Given that, it’s amazing that Harden had anything left for overtime. He took 23 goddamn three-pointers Thursday night, and I’ll be damned if I can remember a single one of them that didn’t have a high degree of difficulty. But it was Harden who banged home a tie-breaking three over all-everything perimeter defender Andre Iguodala, and then nailed an insane clutch three from deep in the corner over the endless arms of Durant, to bring the Rockets within a point. It was Harden who escaped the trap to find Rivers for a wide, wide open three to put the Rockets back ahead, and it was Harden who beat Klay Thompson and drove into Draymond Green—only two of the best defensive players in basketball—to earn his way to the stripe for the game-tying freebies with 33.5 seconds on the clock. By now Harden’s night had gone from impressive to astonishing.
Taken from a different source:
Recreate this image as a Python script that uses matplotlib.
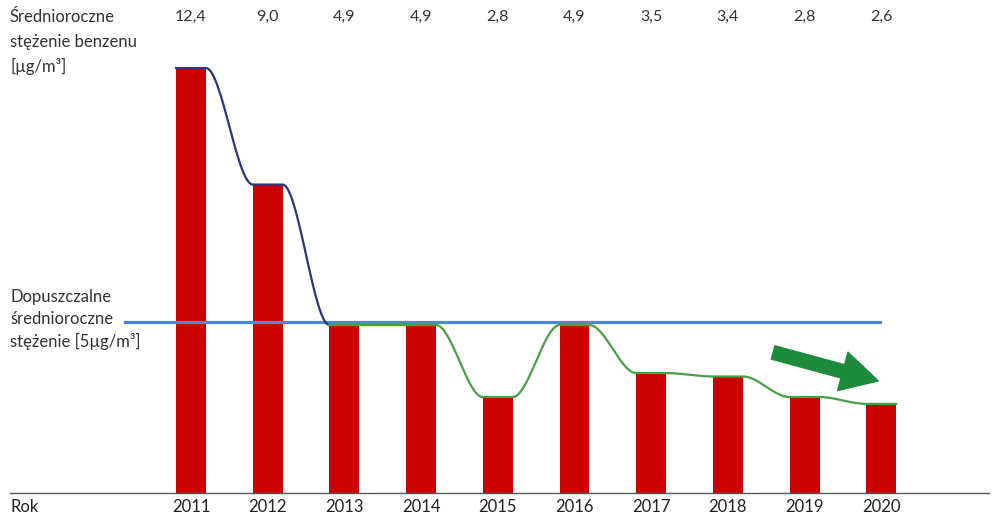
import numpy as np
import matplotlib
matplotlib.use("Agg")
from matplotlib import pyplot as plt

### data
years = [2011, 2012, 2013, 2014, 2015, 2016, 2017, 2018, 2019, 2020]
benzene = [12.4, 9.0, 4.9, 4.9, 2.8, 4.9, 3.5, 3.4, 2.8, 2.6]
value_labels = ["12,4", "9,0", "4,9", "4,9", "2,8", "4,9", "3,5", "3,4", "2,8", "2,6"]
limit = 5.0

plt.rcParams["font.family"] = ["Lato", "DejaVu Sans"]

W, H = 997, 515
fig = plt.figure(figsize=(W / 100, H / 100), dpi=100)
ax = fig.add_axes([0, 0, 1, 1])
ax.axis("off")

### pixel layout -> data scale
x0_px, step_px = 191, 76.7
base_px, unit_px = 493, 34.27
ax.set_xlim(years[0] - x0_px / step_px, years[0] + (W - x0_px) / step_px)
ax.set_ylim(-(H - base_px) / unit_px, base_px / unit_px)

bar_w = 0.39
red = "#cc0000"
ax.bar(years, benzene, width=bar_w, color=red, zorder=2)


def smooth_path(xs, ys, w):
    """flat over each bar top, smooth step between bars"""
    px, py = [], []
    for i in range(len(xs)):
        px += [xs[i] - w / 2, xs[i] + w / 2]
        py += [ys[i], ys[i]]
        if i < len(xs) - 1:
            a, b = xs[i] + w / 2, xs[i + 1] - w / 2
            t = np.linspace(0, 1, 40)
            s = t * t * (3 - 2 * t)
            px += list(a + (b - a) * t)
            py += list(ys[i] + (ys[i + 1] - ys[i]) * s)
    return np.array(px), np.array(py)


# navy part: above the limit (2011 -> 2013)
nx, ny = smooth_path(years[:3], benzene[:3], bar_w)
keep = nx <= years[2] - bar_w / 2
ax.plot(nx[keep], ny[keep], color="#2b3580", lw=1.6, zorder=4)

# green part: 2013 -> 2020
gx, gy = smooth_path(years[2:], benzene[2:], bar_w)
ax.plot(gx, gy, color="#4a9e45", lw=1.6, zorder=4)

# limit line
ax.plot([2010.14, 2019.98], [limit, limit], color="#4a88d8", lw=2.3, zorder=3)

# baseline
ax.plot([2008.64, 2021.4], [0, 0], color="#555555", lw=1.0, zorder=3)

# trend arrow
ax.annotate("", xy=(2019.96, 3.27), xytext=(2018.59, 4.1),
            arrowprops=dict(arrowstyle="simple,head_width=2.6,head_length=2.4,tail_width=0.9",
                            color="#1e8a3c", mutation_scale=11, shrinkA=0, shrinkB=0),
            zorder=5)

top_y = (base_px - 17) / unit_px
bot_y = -(507 - base_px) / unit_px
for yr, lab in zip(years, value_labels):
    ax.text(yr, top_y, lab, ha="center", va="center", fontsize=11.5, color="#333333")
    ax.text(yr, bot_y, str(yr), ha="center", va="center", fontsize=12, color="#222222")

left_lines = [("Średnioroczne", 17), ("stężenie benzenu", 42), ("[µg/m³]", 66),
              ("Dopuszczalne", 297), ("średnioroczne", 319), ("stężenie [5µg/m³]", 341)]
for txt, ypx in left_lines:
    ax.text(10 / W, 1 - ypx / H, txt, transform=ax.transAxes,
            ha="left", va="center", fontsize=12, color="#333333")

ax.text(10 / W, 1 - 507 / H, "Rok", transform=ax.transAxes,
        ha="left", va="center", fontsize=12, color="#222222")

fig.savefig("out.png", dpi=100)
But that was all setting the stage for his final act, which came after just an unbelievably bad blown call by the referees gifted the Warriors the go-ahead bucket with 22 seconds on the clock. The Rockets stumbled through a rough 15 or so seconds of possession and wound up inbounding from the side with 5.5 seconds left. That is when this happened:
That is just an impossible fucking shot to make. Look at this shit right here:
He may be infuriating, but right now Harden is also an utterly unstoppable monster, and there is just no way he isn’t the most valuable player in the NBA this season. This shit is the good kind of unfair.